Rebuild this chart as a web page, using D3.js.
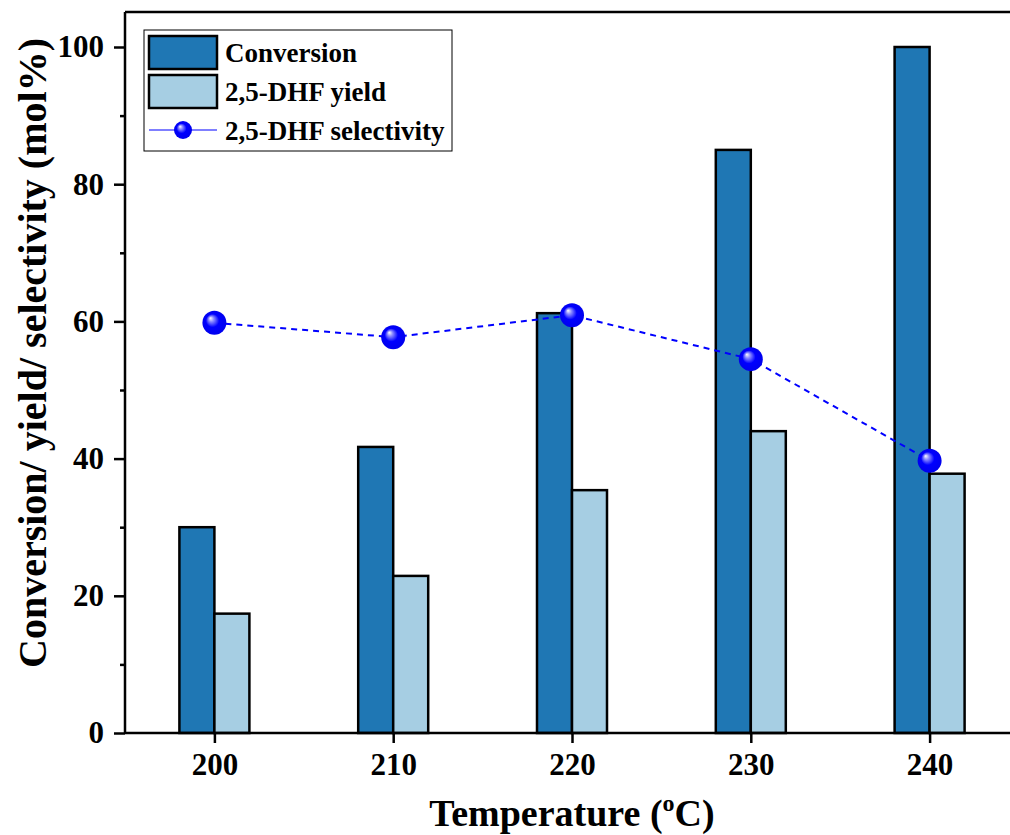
<!DOCTYPE html>
<html>
<head>
<meta charset="utf-8">
<script src="https://cdn.jsdelivr.net/npm/d3@7"></script>
<style>
body { margin: 0; background: #fff; }
svg text { font-family: "Liberation Serif", "Times New Roman", serif; font-weight: bold; }
</style>
</head>
<body>
<svg width="1010" height="835"></svg>
<script>
const svg = d3.select('svg');

// data
var temps = [200, 210, 220, 230, 240];
var conversion = [30.0, 41.7, 61.2, 85.0, 100.0];
var yieldVals = [17.4, 22.9, 35.4, 44.0, 37.8];
var selectivity = [59.8, 57.7, 60.9, 54.5, 39.7];
var yTicks = [0, 20, 40, 60, 80, 100];

// layout
var plotLeft = 125, plotRight = 1019, plotTop = 12, plotBottom = 733;
var barW = 35;

var x = d3.scaleLinear().domain([195, 245]).range([plotLeft, plotRight]);
var y = d3.scaleLinear().domain([0, 100]).range([plotBottom, 47]);

// gradient for the sphere markers
var defs = svg.append("defs");
var grad = defs.append("radialGradient")
    .attr("id", "ball")
    .attr("cx", "0.5").attr("cy", "0.5").attr("r", "0.5")
    .attr("fx", "0.33").attr("fy", "0.3");
grad.append("stop").attr("offset", "0%").attr("stop-color", "#ffffff");
grad.append("stop").attr("offset", "22%").attr("stop-color", "#8c8cff");
grad.append("stop").attr("offset", "55%").attr("stop-color", "#0000ff");
grad.append("stop").attr("offset", "100%").attr("stop-color", "#0000ee");

// bars
svg.append("g").selectAll("rect")
    .data(conversion)
    .enter()
    .append("rect")
    .attr("x", function(d, i) { return x(temps[i]) - barW; })
    .attr("y", function(d) { return y(d); })
    .attr("width", barW)
    .attr("height", function(d) { return plotBottom - y(d); })
    .attr("fill", "#1f77b4")
    .attr("stroke", "#000")
    .attr("stroke-width", 2.5);

svg.append("g").selectAll("rect")
    .data(yieldVals)
    .enter()
    .append("rect")
    .attr("x", function(d, i) { return x(temps[i]); })
    .attr("y", function(d) { return y(d); })
    .attr("width", barW)
    .attr("height", function(d) { return plotBottom - y(d); })
    .attr("fill", "#a6cee3")
    .attr("stroke", "#000")
    .attr("stroke-width", 2.5);

// selectivity line
var line = d3.line()
    .x(function(d, i) { return x(temps[i]); })
    .y(function(d) { return y(d); });

svg.append("path")
    .datum(selectivity)
    .attr("d", line)
    .attr("fill", "none")
    .attr("stroke", "#0000ff")
    .attr("stroke-width", 2)
    .attr("stroke-dasharray", "6,5");

svg.append("g").selectAll("circle")
    .data(selectivity)
    .enter()
    .append("circle")
    .attr("cx", function(d, i) { return x(temps[i]); })
    .attr("cy", function(d) { return y(d); })
    .attr("r", 12)
    .attr("fill", "url(#ball)");

// axes
var yAxis = d3.axisLeft(y).tickValues(yTicks).tickSize(11).tickPadding(10);
var gy = svg.append("g").attr("transform", "translate(" + plotLeft + ",0)").call(yAxis);
var yMinor = d3.axisLeft(y).tickValues([10, 30, 50, 70, 90]).tickSize(5).tickFormat("");
var gm = svg.append("g").attr("transform", "translate(" + plotLeft + ",0)").call(yMinor);
gm.select(".domain").remove();
gm.selectAll("line").attr("stroke", "#000").attr("stroke-width", 2.5);

var xAxis = d3.axisBottom(x).tickValues(temps).tickSize(10).tickPadding(10).tickFormat(d3.format("d"));
var gx = svg.append("g").attr("transform", "translate(0," + plotBottom + ")").call(xAxis);

[gx, gy].forEach(function(g) {
    g.attr("font-size", null).attr("font-family", null);
    g.selectAll("text").attr("fill", "#000").style("font-size", "31px");
    g.selectAll("line").attr("stroke", "#000").attr("stroke-width", 2.5);
    g.select(".domain").remove();
});

// frame
svg.append("line").attr("x1", plotLeft).attr("x2", plotLeft).attr("y1", plotTop).attr("y2", plotBottom)
    .attr("stroke", "#000").attr("stroke-width", 2.5);
svg.append("line").attr("x1", plotLeft).attr("x2", plotRight).attr("y1", plotBottom).attr("y2", plotBottom)
    .attr("stroke", "#000").attr("stroke-width", 2.5);
svg.append("line").attr("x1", plotLeft).attr("x2", plotRight).attr("y1", plotTop).attr("y2", plotTop)
    .attr("stroke", "#000").attr("stroke-width", 2.5);

// axis titles
svg.append("text")
    .attr("transform", "translate(46,353) rotate(-90)")
    .attr("text-anchor", "middle")
    .style("font-size", "40px")
    .text("Conversion/ yield/ selectivity (mol%)");

var xt = svg.append("text")
    .attr("x", 572)
    .attr("y", 826)
    .attr("text-anchor", "middle")
    .style("font-size", "38px");
xt.append("tspan").text("Temperature (");
xt.append("tspan").style("font-size", "24px").attr("dy", -15).text("o");
xt.append("tspan").attr("dy", 15).text("C)");

// legend
var lg = svg.append("g");
lg.append("rect").attr("x", 144).attr("y", 30).attr("width", 308).attr("height", 121)
    .attr("fill", "#fff").attr("stroke", "#000").attr("stroke-width", 1);
var legendItems = [
    { label: "Conversion", fill: "#1f77b4" },
    { label: "2,5-DHF yield", fill: "#a6cee3" }
];
legendItems.forEach(function(d, i) {
    lg.append("rect").attr("x", 149).attr("y", 36 + i * 39).attr("width", 68).attr("height", 33)
        .attr("fill", d.fill).attr("stroke", "#000").attr("stroke-width", 2.5);
    lg.append("text").attr("x", 225).attr("y", 62 + i * 39).style("font-size", "27px").text(d.label);
});
lg.append("line").attr("x1", 149).attr("x2", 217).attr("y1", 130).attr("y2", 130)
    .attr("stroke", "#0000ff").attr("stroke-width", 1.2);
lg.append("circle").attr("cx", 183).attr("cy", 130).attr("r", 9).attr("fill", "url(#ball)");
lg.append("text").attr("x", 225).attr("y", 140).style("font-size", "27px").text("2,5-DHF selectivity");
</script>
</body>
</html>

######

(Exercise task)
Leaving out the pictures, repeat the data above exactly.

(Answer to this problem)
Rebuild this chart as a web page, using D3.js.
<!DOCTYPE html>
<html>
<head>
<meta charset="utf-8">
<script src="https://cdn.jsdelivr.net/npm/d3@7"></script>
<style>
body { margin: 0; background: #fff; }
svg text { font-family: "Liberation Serif", "Times New Roman", serif; font-weight: bold; }
</style>
</head>
<body>
<svg width="1010" height="835"></svg>
<script>
const svg = d3.select('svg');

// data
var temps = [200, 210, 220, 230, 240];
var conversion = [30.0, 41.7, 61.2, 85.0, 100.0];
var yieldVals = [17.4, 22.9, 35.4, 44.0, 37.8];
var selectivity = [59.8, 57.7, 60.9, 54.5, 39.7];
var yTicks = [0, 20, 40, 60, 80, 100];

// layout
var plotLeft = 125, plotRight = 1019, plotTop = 12, plotBottom = 733;
var barW = 35;

var x = d3.scaleLinear().domain([195, 245]).range([plotLeft, plotRight]);
var y = d3.scaleLinear().domain([0, 100]).range([plotBottom, 47]);

// gradient for the sphere markers
var defs = svg.append("defs");
var grad = defs.append("radialGradient")
    .attr("id", "ball")
    .attr("cx", "0.5").attr("cy", "0.5").attr("r", "0.5")
    .attr("fx", "0.33").attr("fy", "0.3");
grad.append("stop").attr("offset", "0%").attr("stop-color", "#ffffff");
grad.append("stop").attr("offset", "22%").attr("stop-color", "#8c8cff");
grad.append("stop").attr("offset", "55%").attr("stop-color", "#0000ff");
grad.append("stop").attr("offset", "100%").attr("stop-color", "#0000ee");

// bars
svg.append("g").selectAll("rect")
    .data(conversion)
    .enter()
    .append("rect")
    .attr("x", function(d, i) { return x(temps[i]) - barW; })
    .attr("y", function(d) { return y(d); })
    .attr("width", barW)
    .attr("height", function(d) { return plotBottom - y(d); })
    .attr("fill", "#1f77b4")
    .attr("stroke", "#000")
    .attr("stroke-width", 2.5);

svg.append("g").selectAll("rect")
    .data(yieldVals)
    .enter()
    .append("rect")
    .attr("x", function(d, i) { return x(temps[i]); })
    .attr("y", function(d) { return y(d); })
    .attr("width", barW)
    .attr("height", function(d) { return plotBottom - y(d); })
    .attr("fill", "#a6cee3")
    .attr("stroke", "#000")
    .attr("stroke-width", 2.5);

// selectivity line
var line = d3.line()
    .x(function(d, i) { return x(temps[i]); })
    .y(function(d) { return y(d); });

svg.append("path")
    .datum(selectivity)
    .attr("d", line)
    .attr("fill", "none")
    .attr("stroke", "#0000ff")
    .attr("stroke-width", 2)
    .attr("stroke-dasharray", "6,5");

svg.append("g").selectAll("circle")
    .data(selectivity)
    .enter()
    .append("circle")
    .attr("cx", function(d, i) { return x(temps[i]); })
    .attr("cy", function(d) { return y(d); })
    .attr("r", 12)
    .attr("fill", "url(#ball)");

// axes
var yAxis = d3.axisLeft(y).tickValues(yTicks).tickSize(11).tickPadding(10);
var gy = svg.append("g").attr("transform", "translate(" + plotLeft + ",0)").call(yAxis);
var yMinor = d3.axisLeft(y).tickValues([10, 30, 50, 70, 90]).tickSize(5).tickFormat("");
var gm = svg.append("g").attr("transform", "translate(" + plotLeft + ",0)").call(yMinor);
gm.select(".domain").remove();
gm.selectAll("line").attr("stroke", "#000").attr("stroke-width", 2.5);

var xAxis = d3.axisBottom(x).tickValues(temps).tickSize(10).tickPadding(10).tickFormat(d3.format("d"));
var gx = svg.append("g").attr("transform", "translate(0," + plotBottom + ")").call(xAxis);

[gx, gy].forEach(function(g) {
    g.attr("font-size", null).attr("font-family", null);
    g.selectAll("text").attr("fill", "#000").style("font-size", "31px");
    g.selectAll("line").attr("stroke", "#000").attr("stroke-width", 2.5);
    g.select(".domain").remove();
});

// frame
svg.append("line").attr("x1", plotLeft).attr("x2", plotLeft).attr("y1", plotTop).attr("y2", plotBottom)
    .attr("stroke", "#000").attr("stroke-width", 2.5);
svg.append("line").attr("x1", plotLeft).attr("x2", plotRight).attr("y1", plotBottom).attr("y2", plotBottom)
    .attr("stroke", "#000").attr("stroke-width", 2.5);
svg.append("line").attr("x1", plotLeft).attr("x2", plotRight).attr("y1", plotTop).attr("y2", plotTop)
    .attr("stroke", "#000").attr("stroke-width", 2.5);

// axis titles
svg.append("text")
    .attr("transform", "translate(46,353) rotate(-90)")
    .attr("text-anchor", "middle")
    .style("font-size", "40px")
    .text("Conversion/ yield/ selectivity (mol%)");

var xt = svg.append("text")
    .attr("x", 572)
    .attr("y", 826)
    .attr("text-anchor", "middle")
    .style("font-size", "38px");
xt.append("tspan").text("Temperature (");
xt.append("tspan").style("font-size", "24px").attr("dy", -15).text("o");
xt.append("tspan").attr("dy", 15).text("C)");

// legend
var lg = svg.append("g");
lg.append("rect").attr("x", 144).attr("y", 30).attr("width", 308).attr("height", 121)
    .attr("fill", "#fff").attr("stroke", "#000").attr("stroke-width", 1);
var legendItems = [
    { label: "Conversion", fill: "#1f77b4" },
    { label: "2,5-DHF yield", fill: "#a6cee3" }
];
legendItems.forEach(function(d, i) {
    lg.append("rect").attr("x", 149).attr("y", 36 + i * 39).attr("width", 68).attr("height", 33)
        .attr("fill", d.fill).attr("stroke", "#000").attr("stroke-width", 2.5);
    lg.append("text").attr("x", 225).attr("y", 62 + i * 39).style("font-size", "27px").text(d.label);
});
lg.append("line").attr("x1", 149).attr("x2", 217).attr("y1", 130).attr("y2", 130)
    .attr("stroke", "#0000ff").attr("stroke-width", 1.2);
lg.append("circle").attr("cx", 183).attr("cy", 130).attr("r", 9).attr("fill", "url(#ball)");
lg.append("text").attr("x", 225).attr("y", 140).style("font-size", "27px").text("2,5-DHF selectivity");
</script>
</body>
</html>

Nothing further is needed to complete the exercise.